应用像素闪耀算法提升重建腹部动脉期CT图像质量

PixelShine Algorithm in Enhancing the Quality of Reconstructed Abdominal Arterial Phase CT Image

目的探讨基于深度学习的去噪声算法——像素闪耀(PixelShine)算法提升70 kVp结合自适应统计迭代重建算法(ASiRV)重建的腹部动脉期CT图像质量的可行性。资料与方法回顾性分析经GE Revolution CT扫描的33例患者[体重指数(BMI)≤20 kg/m^2]的腹部动脉期图像(A组),采用70 kVp管电压、50%ASi R-V技术。应用PixelShine算法B2模式对A组图像进行后处理,获得PixelShine图像(B组)。2名观察者分别对A、B组图像质量进行5分制评分,分析2名观察者评分结果的一致性,比较两组图像的评分差异、噪声以及肝脏与胰腺实质的信噪比(SNR)及对比噪声比(CNR)的差异。结果 A、B两组图像质量评分分别为(3.12±0.33)分、(3.97±0.53)分,噪声值分别为(14.50±1.42)HU、(10.05±1.80)HU,肝脏实质SNR分别为4.51±0.53、6.78±1.27,肝脏实质CNR分别为0.89±0.55、1.42±0.81,胰腺实质SNR分别为9.51±1.69、13.87±3.26,胰腺实质CNR分别为5.83±1.66、8.48±2.46,B组的图像质量评分、肝脏及胰腺实质SNR、CNR均大于A组,B组图像噪声较A组降低约31%,差异均有统计学意义(P<0.05)。结论应用PixelShine算法进行后处理可提高70 kVp腹部动脉期图像质量,显著降低图像噪声,并提升图像SNR及CNR。

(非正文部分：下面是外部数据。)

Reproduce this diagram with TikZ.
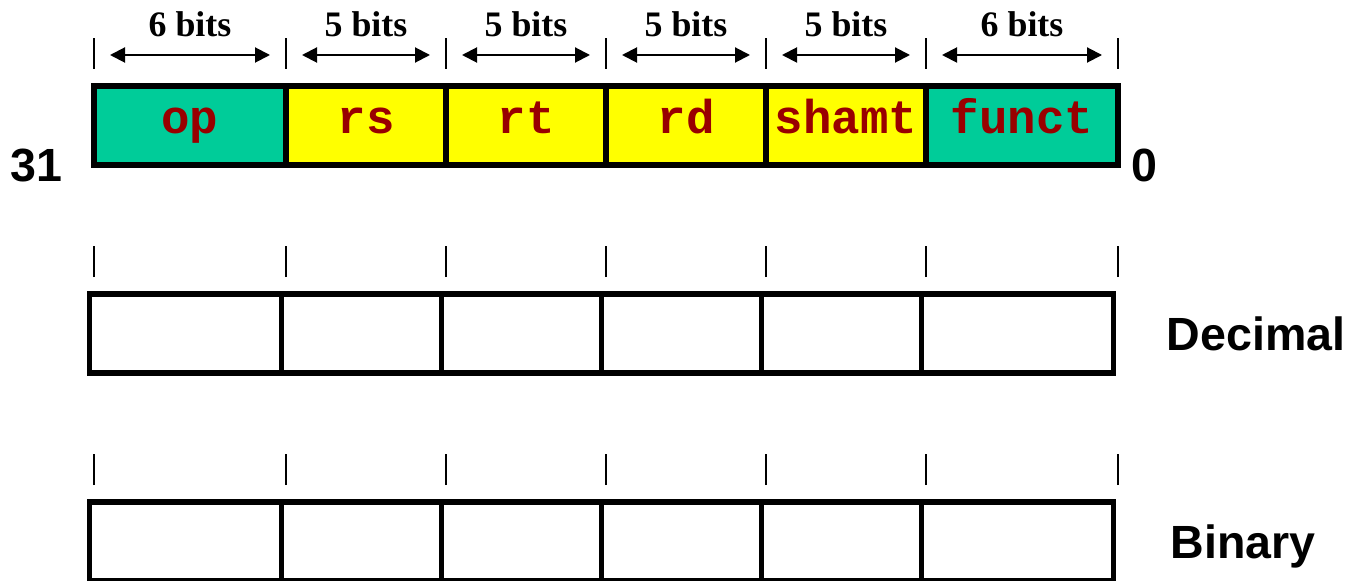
\documentclass[tikz,border=0pt]{standalone}
\usepackage{fontspec}
\setmainfont{Liberation Serif}
\setsansfont{Liberation Sans}
\newfontfamily\codefont{Liberation Mono}
\usepackage{tikz}
\usetikzlibrary{positioning,arrows.meta}
\definecolor{opgreen}{RGB}{0,204,153}
\definecolor{regyellow}{RGB}{255,255,0}
\definecolor{fieldred}{RGB}{153,0,0}

\begin{document}
\begin{tikzpicture}[field/.style = {draw, line width=0.114cm, outer sep=0pt, inner sep=0pt,
            minimum width=3.2cm, minimum height=1.58cm, text=fieldred,
            font=\codefont\bfseries\fontsize{27}{27}\selectfont, text height=0.95em, text depth=0.05em},
        wide/.style = {minimum width=3.84cm},
        tick/.style = {line width=0.05cm},
        size/.style = {line width=0.04cm, {Triangle[length=0.3cm,width=0.3cm]}-{Triangle[length=0.3cm,width=0.3cm]},
            shorten <=0.32cm, shorten >=0.32cm},
        bits/.style = {font=\bfseries\fontsize{20.4}{20.4}\selectfont, anchor=base, yshift=0.36cm},
        lbl/.style = {font=\sffamily\bfseries\fontsize{26.5}{26.5}\selectfont, inner sep=0pt, text depth=0pt}]
        \useasboundingbox (0,0) rectangle (27.06,11.6);
        % R-format fields
        \node[field, wide, fill=opgreen] (op) at (3.8,9.09) {op};
        \node[field, fill=regyellow] (rs) [right=0pt of op] {rs};
        \node[field, fill=regyellow] (rt) [right=0pt of rs] {rt};
        \node[field, fill=regyellow] (rd) [right=0pt of rt] {rd};
        \node[field, fill=regyellow] (shamt) [right=0pt of rd] {shamt};
        \node[field, wide, fill=opgreen] (funct) [right=0pt of shamt] {funct};
        \node[lbl] (msb) [left=0.62cm of op.south west] {31};
        \node[lbl] (lsb) [right=0.26cm of funct.south east] {0};
        % field sizes
        \draw[size] ([yshift=0.62cm]op.north west) -- node[bits] {6 bits} ([yshift=0.62cm]op.north east);
        \draw[size] ([yshift=0.62cm]rs.north west) -- node[bits] {5 bits} ([yshift=0.62cm]rs.north east);
        \draw[size] ([yshift=0.62cm]rt.north west) -- node[bits] {5 bits} ([yshift=0.62cm]rt.north east);
        \draw[size] ([yshift=0.62cm]rd.north west) -- node[bits] {5 bits} ([yshift=0.62cm]rd.north east);
        \draw[size] ([yshift=0.62cm]shamt.north west) -- node[bits] {5 bits} ([yshift=0.62cm]shamt.north east);
        \draw[size] ([yshift=0.62cm]funct.north west) -- node[bits] {6 bits} ([yshift=0.62cm]funct.north east);
        % empty rows to fill in
        \node[field, wide] (dop) at (3.71,4.93) {};
        \node[field] (drs) [right=0pt of dop] {};
        \node[field] (drt) [right=0pt of drs] {};
        \node[field] (drd) [right=0pt of drt] {};
        \node[field] (dshamt) [right=0pt of drd] {};
        \node[field, wide] (dfunct) [right=0pt of dshamt] {};
        \node[lbl] (dec) [right=1.06cm of dfunct] {Decimal};
        \node[field, wide] (bop) at (3.71,0.77) {};
        \node[field] (brs) [right=0pt of bop] {};
        \node[field] (brt) [right=0pt of brs] {};
        \node[field] (brd) [right=0pt of brt] {};
        \node[field] (bshamt) [right=0pt of brd] {};
        \node[field, wide] (bfunct) [right=0pt of bshamt] {};
        \node[lbl] (bin) [right=1.14cm of bfunct] {Binary};
        % boundary ticks, lined up with the top row
        \foreach \row in {,d,b} {
            \foreach \f in {op,rs,rt,rd,shamt,funct}
                \draw[tick] (\f.west |- \row\f.north) ++(0,0.34) -- ++(0,0.62);
            \draw[tick] (funct.east |- \row funct.north) ++(0,0.34) -- ++(0,0.62);
        }
\end{tikzpicture}
\end{document}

Purpose To explore the feasibility of denoising algorithm-PixelShine algorithm based on deep learning to enhance the quality of abdominal arterial phase CT images rebuilt by 70 kVp combined with adaptive statistical iterative reconstruction-Veo（ASiRV）. Materials and Methods Abdominal arterial phase images of 33 patients [body mass index（BMI） BMI≤20 kg/m^2] scanned by GE Revolution CT were retrospectively analyzed（group A） using 70 kVp tube voltage and 50% ASi R-V technique. PixelShine algorithm B2 mode was applied to post-process group A images to obtain PixelShine image（group B）. Two observers rated the image quality of the two groups via a 5-point rating system. The consistency of the rating was analyzed. The difference in ratings, noise, virtual signal-to-noise ratio（SNR） of liver and pancreas and contrast noise ratio（CNR） were compared between the two groups of images. Results The image quality rating of group A and B were（3.12±0.33） scores and（3.97±0.53） scores respectively, noise value（14.50±1.42） HU vs（10.05±1.80） HU, liver virtual SNR 4.51±0.53 vs 6.78.±1.27, liver virtual CNR 0.89±0.55 vs 1.42±0.81, pancreatic virtual SNR 9.51±1.69 vs 13.87±3.26, and pancreatic virtual CNR 5.83±1.66 vs 8.48±2.46. The quality rating of images, liver and pancreas virtual SNR, CNR in group B were all higher than those in group A, and the image noise of group B decreased about 31% compared with that of group A, the difference was statistically significant（P〈0.05）. Conclusion Post-processing with PixelShine algorithm can improve the image quality of 70 kVp abdominal arterial phase, significantly reduce image noise, and increase image SNR and CNR.